Global Forces Stir Local Decisions
The latest buzz has been fueled by former U.S. President Donald Trump’s announcement of new tariff policies, which are expected to have ripple effects across the global economy. Australia’s Treasurer, Jim Chalmers, acknowledged the situation, citing concerns about the modest yet tangible impact these tariffs could have on Australia’s economic outlook.
According to Treasury estimates, the new U.S. tariffs could result in a 0.2% dip in GDP growth by the end of next year, while inflation could see an uptick of 0.2 percentage points this year. While these numbers may appear small in isolation, their broader implications for monetary policy are significant.
Market Anticipates a Series of Cuts
Bond markets are currently pricing in as many as four interest rate cuts by the RBA within 2025, with speculation mounting around a possible 50 basis point reduction as early as May. If realized, such a move would mark one of the most aggressive responses by the central bank in recent years.
However, not everyone is convinced of such a bold step. Investment expert Jun Bei Liu weighed in, suggesting that a more measured 25 basis point cut is far more likely, aligning with the RBA’s typical cautious approach.
Australia’s Economic Readiness
Despite the looming challenges, Treasurer Chalmers reassured the public of Australia’s robust position in the global landscape. “We are not immune to global shocks, but we are well-placed to weather them,” he said, underscoring the resilience of the domestic economy.
Australia’s relatively stable labor market, strong export sectors, and ongoing infrastructure investments provide a buffer against international volatility. Yet, policymakers remain vigilant, recognizing that proactive monetary adjustments may be necessary to sustain growth and control inflation.
What This Means for Households and Investors
For Australian households, a rate cut would bring some relief in the form of lower mortgage repayments and potentially increased consumer spending.

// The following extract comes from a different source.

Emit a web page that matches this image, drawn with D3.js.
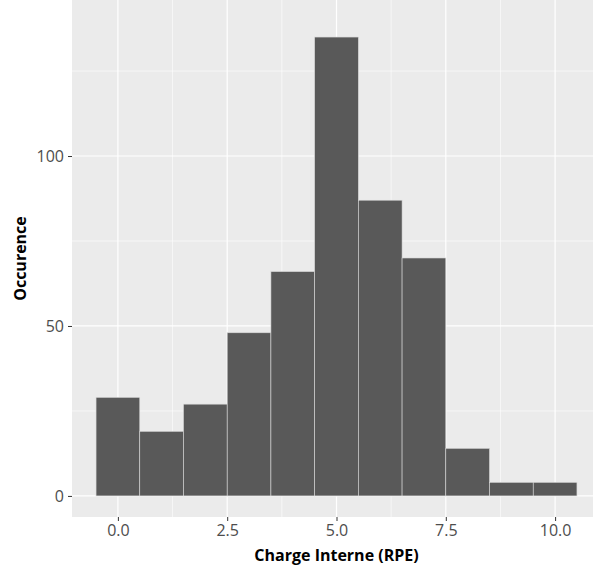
<!DOCTYPE html>
<html><head><meta charset="utf-8">
<script src="https://cdn.jsdelivr.net/npm/d3@7"></script>
<style>body{margin:0;background:#fff;overflow:hidden}text{font-family:"Open Sans",sans-serif}</style>
</head><body><div id="chart"></div>
<script>
const binCenters = [0,1,2,3,4,5,6,7,8,9,10];
const counts = [29,19,27,48,66,135,87,70,14,4,4];
const xTicks = [0,2.5,5,7.5,10];
const yTicks = [0,50,100];

const width = 593, height = 569;
const panel = {left:72, right:601, top:0, bottom:517};

const svg = d3.select("#chart").append("svg").attr("width",width).attr("height",height);

const x = d3.scaleLinear().domain([-1.05,11.05]).range([panel.left,panel.right]);
const y = d3.scaleLinear().domain([-6.2,145.9]).range([panel.bottom,panel.top]);

svg.append("rect").attr("x",panel.left).attr("y",panel.top)
   .attr("width",panel.right-panel.left).attr("height",panel.bottom-panel.top).attr("fill","#ebebeb");

[1.25,3.75,6.25,8.75].forEach(d=>svg.append("line").attr("x1",x(d)).attr("x2",x(d)).attr("y1",panel.top).attr("y2",panel.bottom).attr("stroke","#fff").attr("stroke-width",0.6));
[25,75,125].forEach(d=>svg.append("line").attr("x1",panel.left).attr("x2",panel.right).attr("y1",y(d)).attr("y2",y(d)).attr("stroke","#fff").attr("stroke-width",0.6));
xTicks.forEach(d=>svg.append("line").attr("x1",x(d)).attr("x2",x(d)).attr("y1",panel.top).attr("y2",panel.bottom).attr("stroke","#fff").attr("stroke-width",1.2));
yTicks.forEach(d=>svg.append("line").attr("x1",panel.left).attr("x2",panel.right).attr("y1",y(d)).attr("y2",y(d)).attr("stroke","#fff").attr("stroke-width",1.2));

svg.selectAll("rect.bar").data(binCenters).enter().append("rect").attr("class","bar")
  .attr("x",d=>x(d-0.5)).attr("width",d=>x(d+0.5)-x(d-0.5))
  .attr("y",(d,i)=>y(counts[i])).attr("height",(d,i)=>y(0)-y(counts[i]))
  .attr("fill","#595959").attr("stroke","#d9d9d9").attr("stroke-width",0.6);

const xAxis = svg.append("g").attr("transform",`translate(0,${panel.bottom})`)
  .call(d3.axisBottom(x).tickValues(xTicks).tickFormat(d3.format(".1f")).tickSize(4).tickPadding(4));
const yAxis = svg.append("g").attr("transform",`translate(${panel.left},0)`)
  .call(d3.axisLeft(y).tickValues(yTicks).tickSize(4).tickPadding(4));
[xAxis,yAxis].forEach(g=>{
  g.select(".domain").remove();
  g.selectAll(".tick line").attr("stroke","#333");
  g.selectAll(".tick text").attr("fill","#4d4d4d").style("font-size","16px");
});

svg.append("text").attr("x",(panel.left+panel.right)/2).attr("y",561).attr("text-anchor","middle")
  .style("font-size","16px").style("font-weight","bold").text("Charge Interne (RPE)");
svg.append("text").attr("transform",`translate(26,${(panel.top+panel.bottom)/2}) rotate(-90)`).attr("text-anchor","middle")
  .style("font-size","16px").style("font-weight","bold").text("Occurence");
</script></body></html>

For investors, however, the scenario paints a mixed picture: while rate cuts can boost equity markets and economic activity, they also signal underlying concerns about future growth.
As the RBA prepares for its next monetary policy meeting, the nation—and indeed the world—will be watching closely. Whether it opts for an aggressive rate cut or a more tempered approach, the decision will have far-reaching implications for Australia’s economic trajectory in 2025 and beyond.